Freaky Friday Don'ts

Friday, August 29, 2008



So this shirt was described online as "tribal and earthy". Really? Because I am pretty sure that somewhere, someway, a Native American is throwing up.







K I will admit that I burst out laughing when I came across this one. And I don't think laughter is really the look you're going for. Unless you're a rodeo clown. In which case, go right ahead.





I love the "safari vest." Because who does want to look like a retired 70 year old on her first safari. And look! Pockets for your granola bars and laxatives!



Scariest..... pants..... ever. Ridiculously high waisted. Check.

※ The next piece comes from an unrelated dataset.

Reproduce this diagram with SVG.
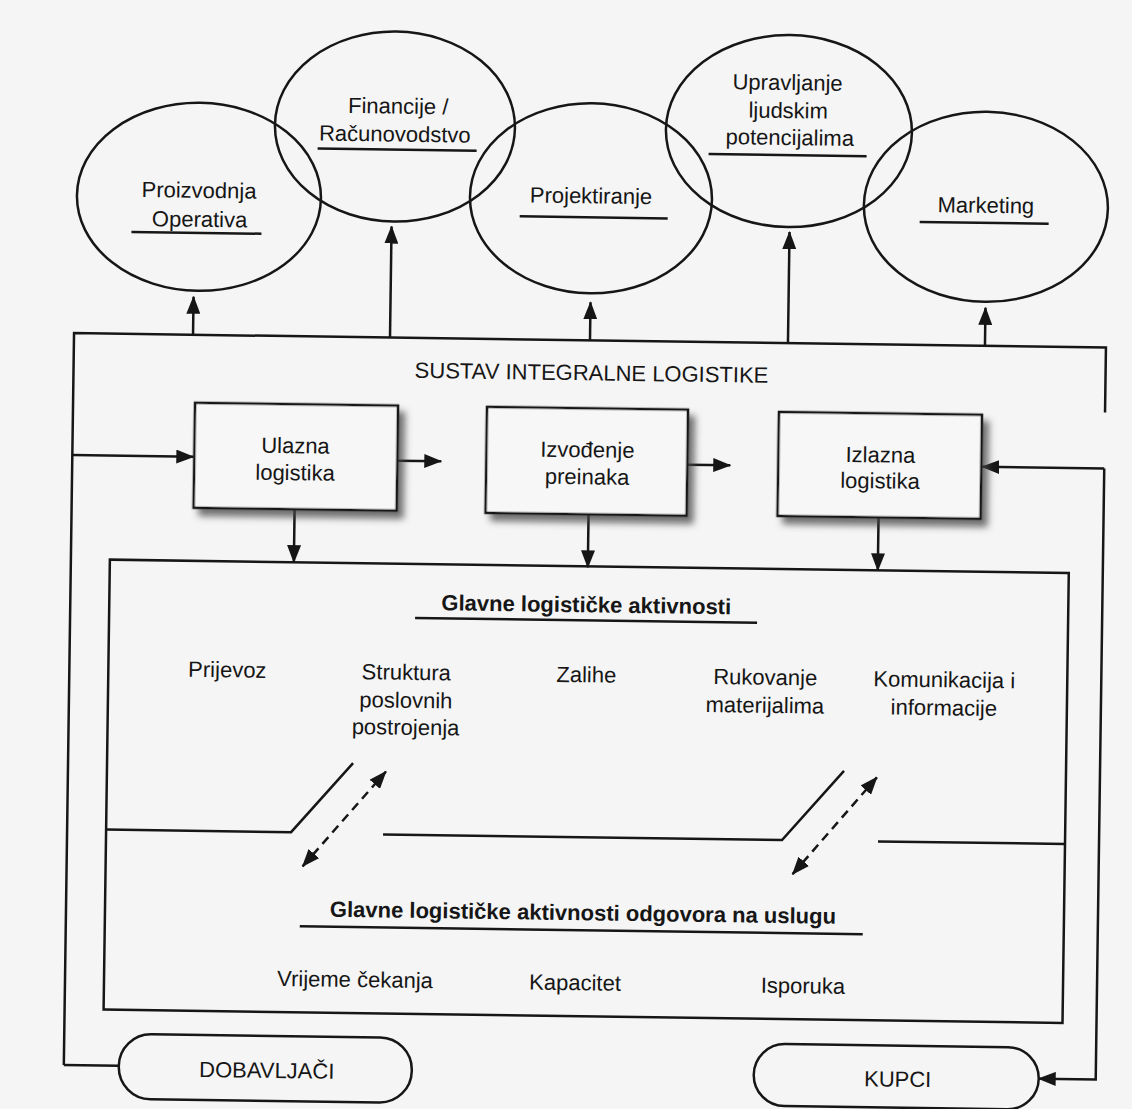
<svg xmlns="http://www.w3.org/2000/svg" width="1132" height="1109" viewBox="0 0 1132 1109">
<style>
text{font-family:"Liberation Sans",Arial,sans-serif;font-size:22px;fill:#161616;text-anchor:middle}
.b{font-weight:bold}
.ln{fill:none;stroke:#161616;stroke-width:2.5}
.ul{fill:none;stroke:#161616;stroke-width:2.5}
.el{fill:none;stroke:#161616;stroke-width:2.5}
.bx{fill:#f7f7f7;stroke:#161616;stroke-width:2.5}
.ar{fill:none;stroke:#161616;stroke-width:2.5;marker-end:url(#ah)}
.da{fill:none;stroke:#161616;stroke-width:2.5;stroke-dasharray:9 6;marker-start:url(#ah);marker-end:url(#ah)}
</style>
<defs>
<marker id="ah" viewBox="0 0 18 14" refX="17" refY="7" markerWidth="18" markerHeight="14" markerUnits="userSpaceOnUse" orient="auto-start-reverse"><path d="M0,0 L18,7 L0,14 z" fill="#161616"/></marker>
<filter id="sh" x="-10%" y="-10%" width="130%" height="140%"><feDropShadow dx="6" dy="7" stdDeviation="3.5" flood-color="#444" flood-opacity="0.75"/></filter>
</defs>
<rect width="1132" height="1109" fill="#f5f5f5"/>
<g transform="rotate(0.8 566 554)">
<g id="connectors">
<path class="ln" d="M71,1072 V340 H1103 V405"/>
<path class="ln" d="M71,1072 H126"/>
<path class="ar" d="M190,340 V302"/>
<path class="ar" d="M387,340 V229"/>
<path class="ar" d="M587,340 V302"/>
<path class="ar" d="M785,340 V229"/>
<path class="ar" d="M982,340 V302"/>
<path class="ar" d="M71,462 H192"/>
<path class="ar" d="M396,463 H440"/>
<path class="ar" d="M686,463 H729"/>
<path class="ar" d="M294,513 V566"/>
<path class="ar" d="M588,514 V567"/>
<path class="ar" d="M878,513 V566"/>
<path class="ar" d="M1103,461 H981"/>
<path class="ar" d="M1103,461 V1072 H1046"/>
<path class="da" d="M307,870 L389,774"/>
<path class="da" d="M797,871 L880,773"/>
</g>
<g id="sustav">
<text x="589" y="380">SUSTAV INTEGRALNE LOGISTIKE</text>
</g>
<g id="proizvodnja">
<ellipse class="el" cx="194" cy="202" rx="122" ry="94"/>
<text x="194" y="203">Proizvodnja</text>
<text x="195" y="232">Operativa</text>
<path class="ul" d="M127,238 H257"/>
</g>
<g id="financije">
<ellipse class="el" cx="389" cy="129" rx="120" ry="95"/>
<text x="392" y="116">Financije /</text>
<text x="389" y="144">Računovodstvo</text>
<path class="ul" d="M312,152 H471"/>
</g>
<g id="projektiranje">
<ellipse class="el" cx="586" cy="198" rx="121" ry="95"/>
<text x="586" y="203">Projektiranje</text>
<path class="ul" d="M515,217 H663"/>
</g>
<g id="upravljanje">
<ellipse class="el" cx="783" cy="128" rx="123" ry="96"/>
<text x="781" y="87">Upravljanje</text>
<text x="782" y="115">ljudskim</text>
<text x="784" y="142">potencijalima</text>
<path class="ul" d="M703,152 H861"/>
</g>
<g id="marketing">
<ellipse class="el" cx="981" cy="201" rx="122" ry="95"/>
<text x="981" y="207">Marketing</text>
<path class="ul" d="M915,217 H1044"/>
</g>
<g id="ulazna">
<rect class="bx" x="193" y="408" width="203" height="105" filter="url(#sh)"/>
<text x="294" y="457">Ulazna</text>
<text x="294" y="484">logistika</text>
</g>
<g id="izvodenje">
<rect class="bx" x="485" y="408" width="201" height="106" filter="url(#sh)"/>
<text x="586" y="457">Izvođenje</text>
<text x="586" y="484">preinaka</text>
</g>
<g id="izlazna">
<rect class="bx" x="777" y="409" width="203" height="104" filter="url(#sh)"/>
<text x="879" y="458">Izlazna</text>
<text x="879" y="484">logistika</text>
</g>
<g id="glavne">
<rect class="ln" x="110" y="566" width="959" height="450"/>
<path class="ln" d="M110,836 H295 L356,766 M387,837 H786 L847,767 M882,837 H1069"/>
<text class="b" x="587" y="612">Glavne logističke aktivnosti</text>
<path class="ul" d="M416,620 H758"/>
<text x="229" y="682">Prijevoz</text>
<text x="408" y="682">Struktura</text>
<text x="408" y="710">poslovnih</text>
<text x="408" y="737">postrojenja</text>
<text x="588" y="682">Zalihe</text>
<text x="767" y="682">Rukovanje</text>
<text x="767" y="710">materijalima</text>
<text x="946" y="682">Komunikacija i</text>
<text x="946" y="710">informacije</text>
<text class="b" x="588" y="920">Glavne logističke aktivnosti odgovora na uslugu</text>
<path class="ul" d="M305,930 H868"/>
<text x="361" y="990">Vrijeme čekanja</text>
<text x="581" y="990">Kapacitet</text>
<text x="809" y="990">Isporuka</text>
</g>
<g id="dobavljaci">
<rect class="ln" x="126" y="1040" width="293" height="65" rx="32" ry="32"/>
<text x="274" y="1082">DOBAVLJAČI</text>
</g>
<g id="kupci">
<rect class="ln" x="761" y="1041" width="285" height="62" rx="31" ry="31"/>
<text x="905" y="1082">KUPCI</text>
</g>
</g>
</svg>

Weird green color that will not match anything except the shoes you apparently dyed to match. Check. LEATHER. Check. Ready for a big night out at the Sizzler? Check, check!





This matching skirt/bag combo makes me want to go into a coma, then wake up and smack this girl for adding the shoes. IS IT REALLY NECESSARY? Did you look at the outfit and think "You know that this needs? Matching mustard green shoes. YES."





Aaaaand a matching jacket.





A weird, peep toed, chunky BLUE oxford. I love celebrity designers.